Галкин же, будучи беспартийным, рекомендовал меня на собрании в члены Коммунистической партии, когда проводилась партийная неделя. В партию тогда принимались без кандидатского стажа, как говорилось, испытанные в борьбе за власть Советов рабочие и крестьяне. На собрания приглашались и беспартийные красноармейцы. К их мнению прислушивались. Когда обсуждалась моя кандидатура, поднялся мой командир и высказался примерно так:

- Хотя Ротмистрову Павлу всего восемнадцать лет, но он уже показал себя вполне преданным революции, проявил стойкость в боях за нашу рабоче-крестьянскую власть. К тому же он хороший товарищ, газеты бойцам читает, не курит и махорку отдает тем, кто в ней нуждается, не требуя взамен сахара или другого продукта. В общем, сознательный. Из него получится настоящий большевик, а по грамотности, может быть, и красный командир...

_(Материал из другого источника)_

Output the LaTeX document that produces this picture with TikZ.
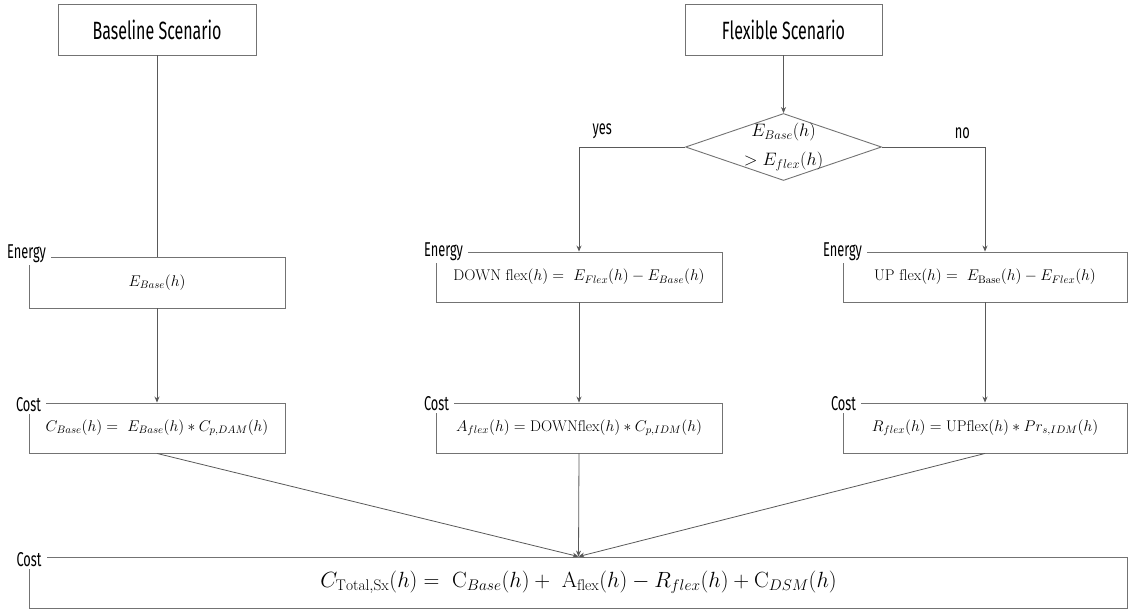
\RequirePackage{fix-cm}
\documentclass[tikz,border=0pt]{standalone}
\usepackage{fontspec}
\newfontfamily\tagfont[FakeStretch=0.64]{Fira Sans}
\usetikzlibrary{shapes.geometric,arrows.meta}
\begin{document}
\begin{tikzpicture}[x=1pt,y=-1pt,
  box/.style={draw=black!55,line width=0.9pt,rectangle,inner sep=0pt,
    font=\fontsize{15.5}{18}\selectfont},
  title/.style={box,font=\tagfont\fontsize{25}{28}\selectfont},
  tag/.style={fill=white,inner xsep=5pt,inner ysep=2pt,
    font=\tagfont\fontsize{20}{22}\selectfont},
  branch/.style={inner sep=0pt,above=8pt,font=\tagfont\fontsize{20}{22}\selectfont},
  link/.style={draw=black!65,line width=0.8pt},
  arr/.style={link,-{Stealth[length=6pt,width=5pt]}},
  ]
\useasboundingbox (0,0) rectangle (1129,612);

% scenario headers
\node[title,minimum width=198pt,minimum height=51pt] (base) at (157,29.5) {Baseline Scenario};
\node[title,minimum width=197pt,minimum height=51pt] (flex) at (783.5,29.5) {Flexible Scenario};

% decision
\node[draw=black!55,line width=0.9pt,diamond,aspect=2.9,inner sep=-12pt,
      minimum width=196pt,minimum height=67pt,align=center,
      font=\fontsize{18}{29}\selectfont] (dec) at (783.5,147)
      {$E_{Base}(h)$\\$> E_{flex}(h)$};

% energy row
\node[box,minimum width=256pt,minimum height=51pt] (e1) at (157,282.5) {$E_{Base}(h)$};
\node[box,minimum width=286pt,minimum height=50pt] (e2) at (579,277)
  {$\mathrm{DOWN\ flex}(h) =\ E_{Flex}(h) - E_{Base}(h)$};
\node[box,minimum width=284pt,minimum height=50pt] (e3) at (985,277)
  {$\mathrm{UP\ flex}(h) =\ E_{\mathrm{Base}}(h) - E_{Flex}(h)$};

% cost row
\node[box,minimum width=256pt,minimum height=50pt] (c1) at (157,428)
  {$C_{Base}(h) =\ E_{Base}(h) \ast C_{p,DAM}(h)$};
\node[box,minimum width=286pt,minimum height=50pt] (c2) at (579,428)
  {$A_{flex}(h) = \mathrm{DOWNflex}(h) \ast C_{p,IDM}(h)$};
\node[box,minimum width=284pt,minimum height=50pt] (c3) at (985,428)
  {$R_{flex}(h) = \mathrm{UPflex}(h) \ast Pr_{s,IDM}(h)$};

% total
\node[box,minimum width=1098pt,minimum height=51pt,font=\fontsize{22}{26}\selectfont] (tot) at (578.5,582.5)
  {$C_{\mathrm{Total,Sx}}(h) =\ \mathrm{C}_{Base}(h) +\ \mathrm{A}_{\mathrm{flex}}(h) - R_{flex}(h) + \mathrm{C}_{DSM}(h)$};

% box tags
\node[tag] (e1t) at ([xshift=-2pt,yshift=3pt]e1.north west) {Energy};
\node[tag] (c1t) at ([yshift=-2pt]c1.north west) {Cost};
\node[tag] (e2t) at ([xshift=8pt]e2.north west) {Energy};
\node[tag] (c2t) at ([xshift=1pt,yshift=-1pt]c2.north west) {Cost};
\node[tag] (e3t) at (e3.north west) {Energy};
\node[tag] (c3t) at ([xshift=1pt,yshift=-1pt]c3.north west) {Cost};
\node[tag] (tott) at ([yshift=-3pt]tot.north west) {Cost};

% connectors
\draw[link] (base) -- (e1);
\draw[arr] (e1) -- (c1);
\draw[arr] (flex) -- (dec);
\draw[arr] (dec.west) -| node[branch,pos=0.39] (yes) {yes} (e2.north);
\draw[arr] (dec.east) -| node[branch,pos=0.39] (no) {no} (e3.north);
\draw[arr] (e2) -- (c2);
\draw[arr] (e3) -- (c3);
\draw[arr] (c1.south) -- (tot.north);
\draw[arr] (c2.south) -- (tot.north);
\draw[arr] (c3.south) -- (tot.north);
\end{tikzpicture}
\end{document}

Галкина, пользовавшегося среди красноармейцев заслуженным авторитетом, все дружно поддержали, и я в свои 18 лет стал коммунистом.

В конце мая 1919 года меня зачислили курсантом Самарских советских военно-инженерных курсов. Проучился до середины августа. За это время участвовал в подавлении кулацкого мятежа в районе Мелекеса, там заболел малярией и был отправлен в отпуск по болезни домой, так как потребовалась перемена климата.

Во время моего пребывания в Поволжье нашу семью постигло большое несчастье. В боях на Южном фронте, сражаясь в войсках Красной Армии, погиб мой брат Василий.

Известие об этом нанесло непоправимый удар моей матери Марии Андреевне, к тому времени уже тяжело больной. Она не выдержала этой утраты и на второй день после получения похоронной умерла. Отец же, как ни тяжела для него была весть о гибели Василия, перенес ее стойко, сознавая, что на войне без жертв не бывает. Сын, говорил он, отдал свою жизнь за правое дело - счастье трудового народа. Но смерть жены основательно надломила его, подорвала его богатырские когда-то силы. Он до неузнаваемости похудел, ссутулился и постарел, стал угрюм и молчалив.

Мать была второй женой отца и заботливо воспитывала целую кучу детей четверых, оставшихся от рано скончавшейся его первой жены, и пятерых своих. Она безропотно терпела нужду, отдавая все детям, которых без различия нежно любила. Мать не только успевала управляться по дому, но и активно участвовала в общественной деревенской жизни. К ней часто приходили за добрым советом соседи и даже совсем незнакомые люди.

- Как теперь жить без нашей голубушки? - тяжко вздыхал отец, утирая рукавом набегавшие слезы.

Я, как умел, утешал и успокаивал его, помогал преодолеть тяжкое горе.

Часто вспоминал отец и о Василии. Он подходил к стене, где на самом почетном месте, пониже иконы, хранились два Георгиевских креста и две медали "За храбрость" моего деда Матвея, погибшего в бою под Плевной на болгарской земле в 1877 году, долго смотрел на эти боевые реликвии, потом спрашивал:

- Вот мой батяня сложил голову за царя и отечество, а Вася какому царю и отечеству поклонялся?

- Его величеству трудовому народу и нашей Советской Республике, - отвечал я, гордясь своей причастностью к защите рожденного революцией социалистического Отечества.

Через месяц мое здоровье пошло на поправку! молод был, да и лечение народными средствами помогло преодолеть недуг. Пошел в военкомат. Врачебная комиссия признала меня годным к военной службе. Но на Самарские военно-инженерные курсы я уже не вернулся. Шла война с буржуазно-помещичьей Польшей и Врангелем, представлявшими основные силы третьего похода Антанты против Советской Республики. Партия и Советское правительство принимали меры по укреплению Западного и Юго-Западного фронтов, пополняя их свежими силами.